The first superhero teams that generally pop into mind are the Avengers, X-Men and the Justice League. Teen Titans, however, is one of the most important groups of the DC universe. Originally consisting of sidekicks to the major superheroes, the Teen Titans first made it onto the scene in the sixties and have evolved ever since.
The much beloved television show features Robin as the leader of a group of teens who have supernatural powers. What always struck me about this franchise was that, just as his mentor Batman, Robin does not have any special powers. He uses his mind and his tools to solve problems, saving the day with the help of his friends. These stories have not only shown the difficulties the characters face against villains, but interpersonally as well. Working with others can be arduous to some, but the result is well worth the effort. Robin is not the leader because he more powerful than the rest, but because he helps his friends see why they need each other.

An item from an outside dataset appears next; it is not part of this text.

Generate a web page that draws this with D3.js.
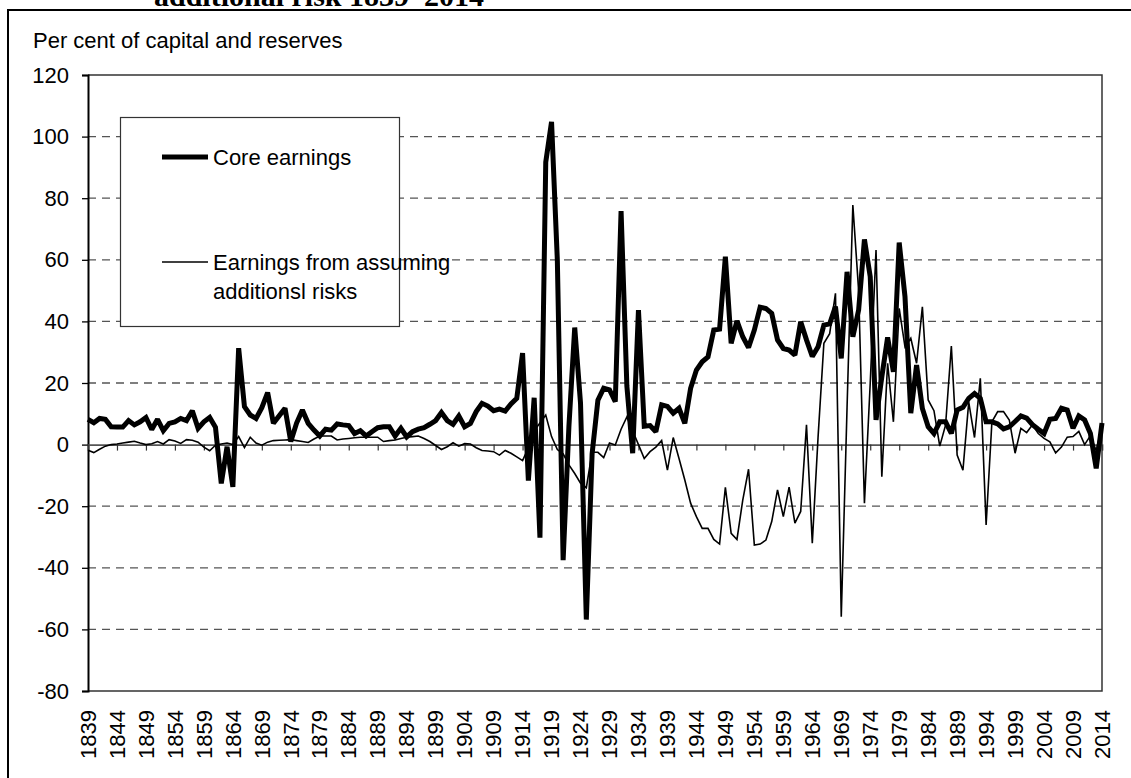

As we begin the new school year, I am reminded of the significance of the Teen Titan brand. September was the 30th Anniversary of Library Card Sign-up Month, heralding a new beginning for young students. Honorary chairs of this event, the Teen Titans represent a group of youths pulling together to overcome seemingly insurmountable challenges. Using their unique skills, they beat the odds with courage and teamwork. Just as Teen Tower houses these distinct characters, public libraries serve as community centers, bringing together people of diverse backgrounds in an effort to make the world a better place. These heroes can serve as role models to young ones of any grade, encouraging them to take the first step toward a lifetime of learning - signing up for a library card.